No hay nadie más. Miro los guerreros que fueron, erguidos en su esbeltez, majestuosos con sus dos metros de altura. Aunque uno de ellos es dos centímetros más pequeño. No llevan ni escudo ni lanza, pero no les hace falta. En la mirada del joven soldado veo la fe en sí mismo, en la fuerza de sus músculos y su destreza e inteligencia. En el más anciano, ateniense, observo la melancolía, la sabiduría y la nostalgia de quien ha dejado atrás, en el campo de batalla, a tantos amigos. Me identifico con su mirada hoy tuerta, dolida. Ellos permanecen en silencio, se esconden en su interior y dejan que grietas profundas vayan expandiéndose a lo largo de sus cuerpos.
Se apoyan ambos sobre la pierna derecha que mantienen recta, mientras la izquierda parece algo inclinada hacia delante y el abdomen flexionado, lo que les da vida.
Pueden ser vistas desde cualquier ángulo. Nada hay en ellas que sea de inferior calidad. No debieron ser fundidas para colocarlas junto a una pared que obligase a una visión frontal, sino para presidir el centro de un espacio que atraiga las miradas desde los cuatro puntos cardinales.

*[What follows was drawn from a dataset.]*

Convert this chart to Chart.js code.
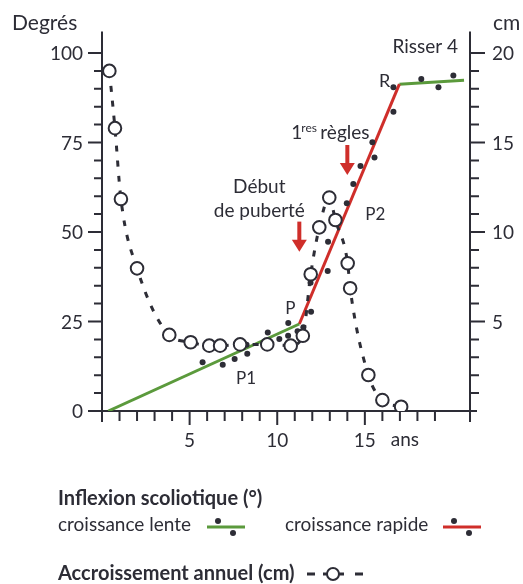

El joven lleva sobre su pelo rizado una cinta que le debía proteger del roce del casco hoy inexistente. O quizá mostrase su rango regio. Su barba es un laberinto de rizos cuidadosamente trabajados con la exquisitez y paciencia de un orfebre. Sus labios en cobre quieren mostrar la carnalidad rosácea de un ser vivo que se resiste a morir y dejan entrever el brillo de unos dientes argénteos.
¡Oh tuerto guerrero! Viejo combatiente relegado a ser llamado B, en contraposición a tu compañero A, clasificación artificiosa de estos tiempos. Para mí, sois siempre el joven y el viejo, sin yelmo o con él. Le miro con calma. Muestra los brazos restaurados ya en tiempo del Imperio. Le faltan los dientes, pero me doy cuenta de que conserva las pestañas, aunque parte de su mirada se ha extraviado por el hueco del ojo ausente. La barba es más lisa, como si ya no necesitara la coquetería de unos rizos ensortijados, y mira con su único iris rosáceo que bordea la pupila negra. La boca oscura, como el ojo que le falta, por la ausencia de unos dientes que el tiempo extravió, pero donde resaltan los labios de cobre que el agua salada besaba.
En el brazo izquierdo, el anclaje que sujetaba el escudo, y con la mano el puño semicerrado, como si ambos guerreros tuvieran embrazando el arma defensiva y sus dedos agarraran todavía las correas.
¡Oh viejo amigo! Estoy seguro de que no fuiste simple soldado, pieza de ajedrez trajinada por incompetentes oficiales, sino guerrero libre, dueño de tu espada y de tu lanza, señor de la vida de tus oponentes. Esperanza en la victoria, enemigo del trapicheo y la mediocridad. Te mostraste desnudo para enseñar que la belleza de la democracia griega tenía verdaderos hombres dispuestos a morir frente a la ignominia y la ambición.